今の若者は知らないかもしれないが、昭和の時代に子どもだった人なら十返舎一九の『東海道中膝栗毛』をよくご存じだろう。弥次さんと喜多さんが東海道を徒歩旅行したときの道中記で、江戸後期の一大ベストセラーとなった物語である
▼二人は行く所行く所で必ずおかしな事件や騒ぎを巻き起こす。多くの人が子どものころ親しんだのは、そのドタバタ劇の面白い部分だけをまとめ、笑い話に仕立てたものである。実はただの珍道中記ではない。江戸時代の読者は本当の意味も理解して楽しんでいた。それは弥次さんと喜多さんが同性愛者だったこと。旅回りの役者だった喜多さんに弥次さんがほれ、相思相愛となって駆け落ちしたのである。
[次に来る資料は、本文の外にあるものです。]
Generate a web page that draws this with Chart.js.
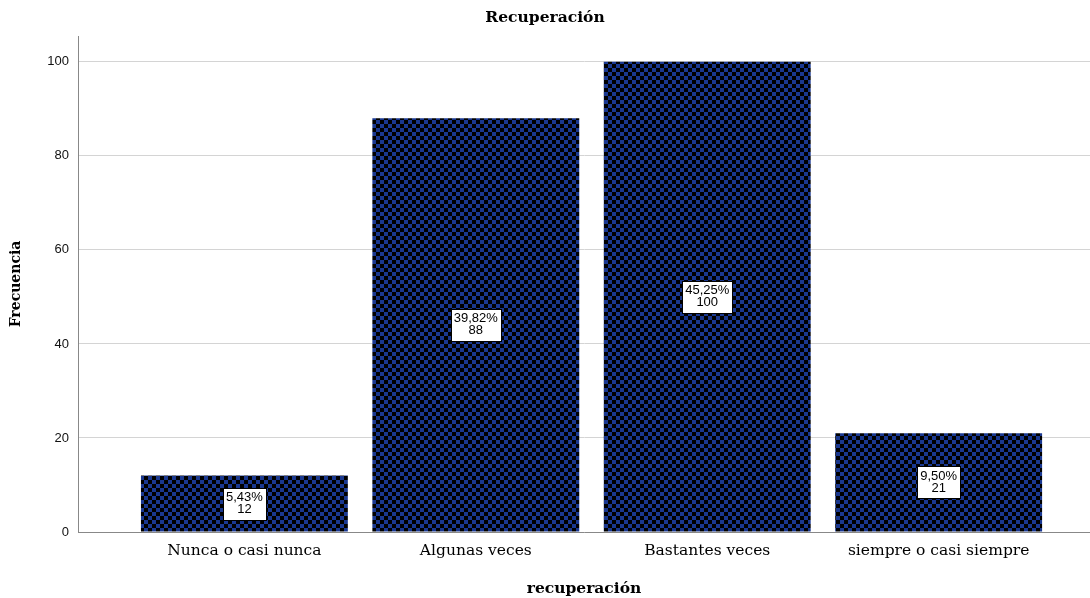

性に関しておおらかな社会だったらしい
▼その流れは現代の日本にも残っていよう。生まれつきの性と心の性にずれがある性的少数者(LGBT)の問題が騒がれる前から、欧米のような激烈な拒否反応は少なかった。どこかおうように眺めていたようなところがある。もし嫌悪感が強ければ、タレントのマツコ・デラックスさんもこれほどの人気者にはなれなかったのでないか。欧米のキリスト教社会は、同性愛を宗教上の罪としてきた伝統がある。LGBT差別に立法が必要なゆえんだろう
▼日本でも今、自民党が急ピッチで「理解増進法」制定へ向け突貫工事を進めている。G7広島サミットまでに形にしたいとの思惑があると聞く。何でも欧米に合わせることもあるまい。もっと腰を据えて取り組んではどうか。ドタバタと駆け抜けても後で笑われるだけだ。